╔══
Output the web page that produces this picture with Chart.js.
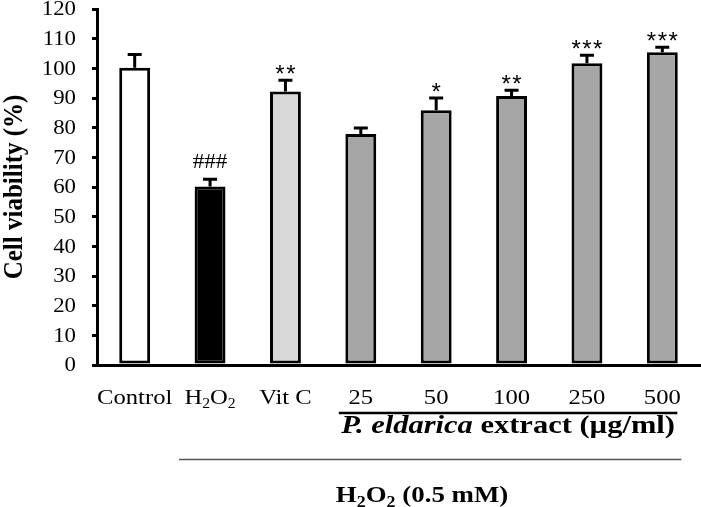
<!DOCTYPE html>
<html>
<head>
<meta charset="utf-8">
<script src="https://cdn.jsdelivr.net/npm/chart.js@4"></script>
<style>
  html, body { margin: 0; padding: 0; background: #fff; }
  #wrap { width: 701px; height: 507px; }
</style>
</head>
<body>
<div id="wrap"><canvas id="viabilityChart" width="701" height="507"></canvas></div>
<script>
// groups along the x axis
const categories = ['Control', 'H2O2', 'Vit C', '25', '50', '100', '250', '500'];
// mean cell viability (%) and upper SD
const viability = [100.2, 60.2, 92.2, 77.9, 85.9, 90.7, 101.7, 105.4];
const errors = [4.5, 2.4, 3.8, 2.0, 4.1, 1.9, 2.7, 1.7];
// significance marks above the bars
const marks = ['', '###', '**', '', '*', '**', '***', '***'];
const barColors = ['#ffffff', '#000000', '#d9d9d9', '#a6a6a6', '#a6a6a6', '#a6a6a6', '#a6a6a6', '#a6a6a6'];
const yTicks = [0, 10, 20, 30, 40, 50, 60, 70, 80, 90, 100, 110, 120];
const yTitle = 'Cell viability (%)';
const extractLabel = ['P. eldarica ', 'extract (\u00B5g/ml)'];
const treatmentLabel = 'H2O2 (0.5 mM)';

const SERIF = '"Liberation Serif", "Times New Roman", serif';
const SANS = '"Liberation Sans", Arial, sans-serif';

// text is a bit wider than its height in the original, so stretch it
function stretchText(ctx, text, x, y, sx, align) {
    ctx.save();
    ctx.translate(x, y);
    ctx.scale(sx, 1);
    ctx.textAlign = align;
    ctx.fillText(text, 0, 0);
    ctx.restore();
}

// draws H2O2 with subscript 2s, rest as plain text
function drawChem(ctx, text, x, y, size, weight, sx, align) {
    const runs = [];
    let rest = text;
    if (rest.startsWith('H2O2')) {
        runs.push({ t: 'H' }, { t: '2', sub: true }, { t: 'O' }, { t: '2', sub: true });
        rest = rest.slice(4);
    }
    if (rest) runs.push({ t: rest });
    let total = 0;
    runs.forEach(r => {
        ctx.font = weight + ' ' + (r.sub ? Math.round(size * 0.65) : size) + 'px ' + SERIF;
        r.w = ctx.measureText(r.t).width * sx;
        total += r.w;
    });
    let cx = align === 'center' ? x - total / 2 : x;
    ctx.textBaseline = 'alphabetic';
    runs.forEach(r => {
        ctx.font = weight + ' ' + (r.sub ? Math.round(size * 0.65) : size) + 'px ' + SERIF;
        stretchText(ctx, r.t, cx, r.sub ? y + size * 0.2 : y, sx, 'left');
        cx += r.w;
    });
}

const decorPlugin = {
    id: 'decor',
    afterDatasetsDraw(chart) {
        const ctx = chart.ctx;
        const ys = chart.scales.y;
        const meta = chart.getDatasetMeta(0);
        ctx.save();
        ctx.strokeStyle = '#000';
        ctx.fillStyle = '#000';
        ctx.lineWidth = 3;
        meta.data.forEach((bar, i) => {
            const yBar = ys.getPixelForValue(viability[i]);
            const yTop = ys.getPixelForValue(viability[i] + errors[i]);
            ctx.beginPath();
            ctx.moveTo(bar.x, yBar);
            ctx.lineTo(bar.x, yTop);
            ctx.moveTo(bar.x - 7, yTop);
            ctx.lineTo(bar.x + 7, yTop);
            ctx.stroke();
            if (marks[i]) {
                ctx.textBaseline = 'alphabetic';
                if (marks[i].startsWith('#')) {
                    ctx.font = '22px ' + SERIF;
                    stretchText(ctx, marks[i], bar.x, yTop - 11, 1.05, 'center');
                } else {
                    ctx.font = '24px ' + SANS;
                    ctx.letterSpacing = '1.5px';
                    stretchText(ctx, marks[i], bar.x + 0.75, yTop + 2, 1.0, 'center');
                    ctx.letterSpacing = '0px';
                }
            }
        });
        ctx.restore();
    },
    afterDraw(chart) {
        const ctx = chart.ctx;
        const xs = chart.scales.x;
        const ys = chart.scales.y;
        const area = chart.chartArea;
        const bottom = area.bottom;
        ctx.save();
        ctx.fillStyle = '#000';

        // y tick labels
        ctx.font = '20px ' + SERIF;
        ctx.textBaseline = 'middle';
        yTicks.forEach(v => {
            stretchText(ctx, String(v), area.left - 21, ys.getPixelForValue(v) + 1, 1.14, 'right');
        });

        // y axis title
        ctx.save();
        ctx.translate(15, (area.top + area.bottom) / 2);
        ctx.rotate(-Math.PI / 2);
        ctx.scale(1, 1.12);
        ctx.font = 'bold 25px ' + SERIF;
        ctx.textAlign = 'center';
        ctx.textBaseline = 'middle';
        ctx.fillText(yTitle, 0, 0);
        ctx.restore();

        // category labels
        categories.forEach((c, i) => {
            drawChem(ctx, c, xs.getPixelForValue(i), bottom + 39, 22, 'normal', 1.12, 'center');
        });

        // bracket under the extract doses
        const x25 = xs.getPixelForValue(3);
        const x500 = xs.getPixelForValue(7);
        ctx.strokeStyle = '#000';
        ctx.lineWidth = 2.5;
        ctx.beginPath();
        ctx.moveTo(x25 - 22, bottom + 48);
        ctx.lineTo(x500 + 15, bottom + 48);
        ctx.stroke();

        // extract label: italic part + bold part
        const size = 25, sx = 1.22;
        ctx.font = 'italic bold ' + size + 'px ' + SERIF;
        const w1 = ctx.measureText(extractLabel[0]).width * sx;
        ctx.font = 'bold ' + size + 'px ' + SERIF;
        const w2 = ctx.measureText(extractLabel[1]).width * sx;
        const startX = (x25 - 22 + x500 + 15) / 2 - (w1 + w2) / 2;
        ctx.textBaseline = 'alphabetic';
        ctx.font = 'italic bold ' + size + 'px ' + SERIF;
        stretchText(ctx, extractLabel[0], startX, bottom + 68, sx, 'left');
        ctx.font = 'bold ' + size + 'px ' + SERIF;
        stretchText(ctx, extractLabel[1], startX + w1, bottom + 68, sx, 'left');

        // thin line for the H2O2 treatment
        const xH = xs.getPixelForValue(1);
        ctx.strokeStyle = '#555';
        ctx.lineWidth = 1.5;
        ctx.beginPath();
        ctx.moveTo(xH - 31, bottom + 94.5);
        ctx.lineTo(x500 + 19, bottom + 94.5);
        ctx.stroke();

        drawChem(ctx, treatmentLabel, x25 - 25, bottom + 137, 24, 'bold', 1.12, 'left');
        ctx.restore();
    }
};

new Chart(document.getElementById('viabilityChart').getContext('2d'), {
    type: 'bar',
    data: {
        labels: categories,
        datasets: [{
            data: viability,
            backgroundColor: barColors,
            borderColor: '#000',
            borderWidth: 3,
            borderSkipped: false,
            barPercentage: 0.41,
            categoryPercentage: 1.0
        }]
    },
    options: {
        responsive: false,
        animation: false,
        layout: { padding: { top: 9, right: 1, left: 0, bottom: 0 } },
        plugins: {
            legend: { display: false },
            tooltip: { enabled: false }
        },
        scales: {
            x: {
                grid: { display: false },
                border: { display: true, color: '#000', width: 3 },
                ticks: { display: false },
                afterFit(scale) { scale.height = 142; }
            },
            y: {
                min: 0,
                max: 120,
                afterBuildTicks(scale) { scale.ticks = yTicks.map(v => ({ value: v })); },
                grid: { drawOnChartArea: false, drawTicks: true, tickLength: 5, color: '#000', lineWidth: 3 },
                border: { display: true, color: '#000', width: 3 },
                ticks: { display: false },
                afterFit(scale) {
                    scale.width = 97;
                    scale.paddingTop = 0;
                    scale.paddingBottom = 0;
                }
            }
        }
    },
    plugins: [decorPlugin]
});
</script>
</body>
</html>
╚══
_Goal of the exercise_
Output each line exactly; omit every picture.

_Answer to this task_
Output the web page that produces this picture with Chart.js.
<!DOCTYPE html>
<html>
<head>
<meta charset="utf-8">
<script src="https://cdn.jsdelivr.net/npm/chart.js@4"></script>
<style>
  html, body { margin: 0; padding: 0; background: #fff; }
  #wrap { width: 701px; height: 507px; }
</style>
</head>
<body>
<div id="wrap"><canvas id="viabilityChart" width="701" height="507"></canvas></div>
<script>
// groups along the x axis
const categories = ['Control', 'H2O2', 'Vit C', '25', '50', '100', '250', '500'];
// mean cell viability (%) and upper SD
const viability = [100.2, 60.2, 92.2, 77.9, 85.9, 90.7, 101.7, 105.4];
const errors = [4.5, 2.4, 3.8, 2.0, 4.1, 1.9, 2.7, 1.7];
// significance marks above the bars
const marks = ['', '###', '**', '', '*', '**', '***', '***'];
const barColors = ['#ffffff', '#000000', '#d9d9d9', '#a6a6a6', '#a6a6a6', '#a6a6a6', '#a6a6a6', '#a6a6a6'];
const yTicks = [0, 10, 20, 30, 40, 50, 60, 70, 80, 90, 100, 110, 120];
const yTitle = 'Cell viability (%)';
const extractLabel = ['P. eldarica ', 'extract (\u00B5g/ml)'];
const treatmentLabel = 'H2O2 (0.5 mM)';

const SERIF = '"Liberation Serif", "Times New Roman", serif';
const SANS = '"Liberation Sans", Arial, sans-serif';

// text is a bit wider than its height in the original, so stretch it
function stretchText(ctx, text, x, y, sx, align) {
    ctx.save();
    ctx.translate(x, y);
    ctx.scale(sx, 1);
    ctx.textAlign = align;
    ctx.fillText(text, 0, 0);
    ctx.restore();
}

// draws H2O2 with subscript 2s, rest as plain text
function drawChem(ctx, text, x, y, size, weight, sx, align) {
    const runs = [];
    let rest = text;
    if (rest.startsWith('H2O2')) {
        runs.push({ t: 'H' }, { t: '2', sub: true }, { t: 'O' }, { t: '2', sub: true });
        rest = rest.slice(4);
    }
    if (rest) runs.push({ t: rest });
    let total = 0;
    runs.forEach(r => {
        ctx.font = weight + ' ' + (r.sub ? Math.round(size * 0.65) : size) + 'px ' + SERIF;
        r.w = ctx.measureText(r.t).width * sx;
        total += r.w;
    });
    let cx = align === 'center' ? x - total / 2 : x;
    ctx.textBaseline = 'alphabetic';
    runs.forEach(r => {
        ctx.font = weight + ' ' + (r.sub ? Math.round(size * 0.65) : size) + 'px ' + SERIF;
        stretchText(ctx, r.t, cx, r.sub ? y + size * 0.2 : y, sx, 'left');
        cx += r.w;
    });
}

const decorPlugin = {
    id: 'decor',
    afterDatasetsDraw(chart) {
        const ctx = chart.ctx;
        const ys = chart.scales.y;
        const meta = chart.getDatasetMeta(0);
        ctx.save();
        ctx.strokeStyle = '#000';
        ctx.fillStyle = '#000';
        ctx.lineWidth = 3;
        meta.data.forEach((bar, i) => {
            const yBar = ys.getPixelForValue(viability[i]);
            const yTop = ys.getPixelForValue(viability[i] + errors[i]);
            ctx.beginPath();
            ctx.moveTo(bar.x, yBar);
            ctx.lineTo(bar.x, yTop);
            ctx.moveTo(bar.x - 7, yTop);
            ctx.lineTo(bar.x + 7, yTop);
            ctx.stroke();
            if (marks[i]) {
                ctx.textBaseline = 'alphabetic';
                if (marks[i].startsWith('#')) {
                    ctx.font = '22px ' + SERIF;
                    stretchText(ctx, marks[i], bar.x, yTop - 11, 1.05, 'center');
                } else {
                    ctx.font = '24px ' + SANS;
                    ctx.letterSpacing = '1.5px';
                    stretchText(ctx, marks[i], bar.x + 0.75, yTop + 2, 1.0, 'center');
                    ctx.letterSpacing = '0px';
                }
            }
        });
        ctx.restore();
    },
    afterDraw(chart) {
        const ctx = chart.ctx;
        const xs = chart.scales.x;
        const ys = chart.scales.y;
        const area = chart.chartArea;
        const bottom = area.bottom;
        ctx.save();
        ctx.fillStyle = '#000';

        // y tick labels
        ctx.font = '20px ' + SERIF;
        ctx.textBaseline = 'middle';
        yTicks.forEach(v => {
            stretchText(ctx, String(v), area.left - 21, ys.getPixelForValue(v) + 1, 1.14, 'right');
        });

        // y axis title
        ctx.save();
        ctx.translate(15, (area.top + area.bottom) / 2);
        ctx.rotate(-Math.PI / 2);
        ctx.scale(1, 1.12);
        ctx.font = 'bold 25px ' + SERIF;
        ctx.textAlign = 'center';
        ctx.textBaseline = 'middle';
        ctx.fillText(yTitle, 0, 0);
        ctx.restore();

        // category labels
        categories.forEach((c, i) => {
            drawChem(ctx, c, xs.getPixelForValue(i), bottom + 39, 22, 'normal', 1.12, 'center');
        });

        // bracket under the extract doses
        const x25 = xs.getPixelForValue(3);
        const x500 = xs.getPixelForValue(7);
        ctx.strokeStyle = '#000';
        ctx.lineWidth = 2.5;
        ctx.beginPath();
        ctx.moveTo(x25 - 22, bottom + 48);
        ctx.lineTo(x500 + 15, bottom + 48);
        ctx.stroke();

        // extract label: italic part + bold part
        const size = 25, sx = 1.22;
        ctx.font = 'italic bold ' + size + 'px ' + SERIF;
        const w1 = ctx.measureText(extractLabel[0]).width * sx;
        ctx.font = 'bold ' + size + 'px ' + SERIF;
        const w2 = ctx.measureText(extractLabel[1]).width * sx;
        const startX = (x25 - 22 + x500 + 15) / 2 - (w1 + w2) / 2;
        ctx.textBaseline = 'alphabetic';
        ctx.font = 'italic bold ' + size + 'px ' + SERIF;
        stretchText(ctx, extractLabel[0], startX, bottom + 68, sx, 'left');
        ctx.font = 'bold ' + size + 'px ' + SERIF;
        stretchText(ctx, extractLabel[1], startX + w1, bottom + 68, sx, 'left');

        // thin line for the H2O2 treatment
        const xH = xs.getPixelForValue(1);
        ctx.strokeStyle = '#555';
        ctx.lineWidth = 1.5;
        ctx.beginPath();
        ctx.moveTo(xH - 31, bottom + 94.5);
        ctx.lineTo(x500 + 19, bottom + 94.5);
        ctx.stroke();

        drawChem(ctx, treatmentLabel, x25 - 25, bottom + 137, 24, 'bold', 1.12, 'left');
        ctx.restore();
    }
};

new Chart(document.getElementById('viabilityChart').getContext('2d'), {
    type: 'bar',
    data: {
        labels: categories,
        datasets: [{
            data: viability,
            backgroundColor: barColors,
            borderColor: '#000',
            borderWidth: 3,
            borderSkipped: false,
            barPercentage: 0.41,
            categoryPercentage: 1.0
        }]
    },
    options: {
        responsive: false,
        animation: false,
        layout: { padding: { top: 9, right: 1, left: 0, bottom: 0 } },
        plugins: {
            legend: { display: false },
            tooltip: { enabled: false }
        },
        scales: {
            x: {
                grid: { display: false },
                border: { display: true, color: '#000', width: 3 },
                ticks: { display: false },
                afterFit(scale) { scale.height = 142; }
            },
            y: {
                min: 0,
                max: 120,
                afterBuildTicks(scale) { scale.ticks = yTicks.map(v => ({ value: v })); },
                grid: { drawOnChartArea: false, drawTicks: true, tickLength: 5, color: '#000', lineWidth: 3 },
                border: { display: true, color: '#000', width: 3 },
                ticks: { display: false },
                afterFit(scale) {
                    scale.width = 97;
                    scale.paddingTop = 0;
                    scale.paddingBottom = 0;
                }
            }
        }
    },
    plugins: [decorPlugin]
});
</script>
</body>
</html>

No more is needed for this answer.